Why Did Pirates Bury Treasure?
While the image of pirates burying their ill-gotten gains on deserted islands is a popular one, historically speaking, it’s largely a myth propagated by literature and popular media, like Robert Louis Stevenson’s classic novel “Treasure Island.”
In reality, pirates burying their treasure was quite rare. Pirates led dangerous and often short lives, with the threat of death at sea or execution on capture constantly looming. The need for quick access to their plunder for immediate gratification and to finance their operations left little incentive to bury their loot for future use.
That said, there are a few recorded instances of pirates burying their treasure, usually for specific strategic reasons:
Safekeeping: In the rare instances where pirates had amassed considerable wealth, they might bury some of their treasure to protect it. Pirates were always at risk of being captured or killed, and a hidden stash could ensure some measure of security or a nest egg to return to in times of need.
Avoiding Capture: If a pirate crew found themselves pursued by navy or pirate hunters, they might bury their treasure to lighten their ship for a quicker escape, with plans to retrieve it later.

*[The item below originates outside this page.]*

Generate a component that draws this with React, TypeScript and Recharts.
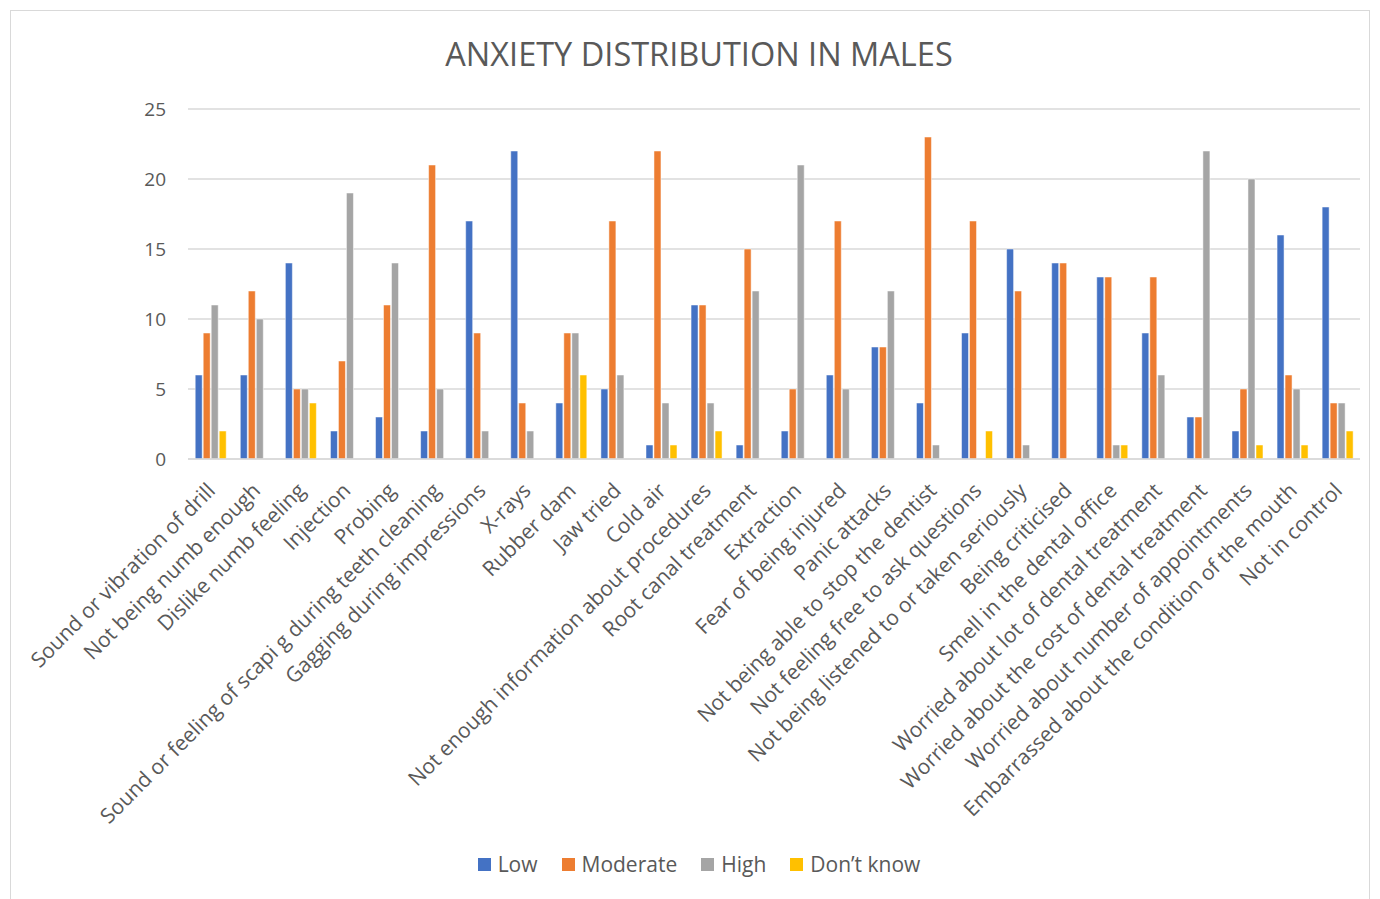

Power Play: In some cases, pirate captains could use buried treasure as a tool to control their crew. By keeping the treasure’s location a secret, the captain ensured his value and lessened the chance of mutiny.
One famous example of a real-life pirate who did bury his treasure is Captain William Kidd, who buried part of his loot on Gardiners Island in New York. His intention was likely to use it as a bargaining chip in his trial for piracy in England. However, it’s worth noting that Kidd’s case was the exception rather than the rule. Most pirates spent their loot as quickly as they stole it, living a life of reckless abandon rather than careful planning and saving.
What Is The Biggest Treasure Found?
The biggest treasure ever found, in terms of both monetary value and historical significance, is believed to be the treasure of the Spanish galleon “Nuestra Señora de Atocha.”
The Atocha was part of the 1622 Spanish fleet carrying vast quantities of gold, silver, gems, and other valuable goods from the New World back to Spain. Unfortunately for the Spanish Crown, a hurricane off the Florida Keys sank the Atocha and much of the fleet. The ship remained lost at sea until it was rediscovered by treasure hunter Mel Fisher in 1985 after a 16-year-long search.
The sunken treasure recovered from the Atocha was staggering. It included an estimated 40 tons of gold and silver, hundreds of thousands of Spanish silver coins known as “pieces of eight,” and a wide array of precious gems. The value of the treasure trove, though difficult to precisely quantify due to the historical and cultural value of many artifacts, has been estimated at around $450 million.
The discovery of the Atocha treasure has had a significant impact on our understanding of maritime history, and it stands as a testament to the vast wealth transported across the oceans during the age of exploration. The story of the Atocha continues to captivate the world, embodying the eternal human fascination with treasure, adventure, and the allure of the unknown.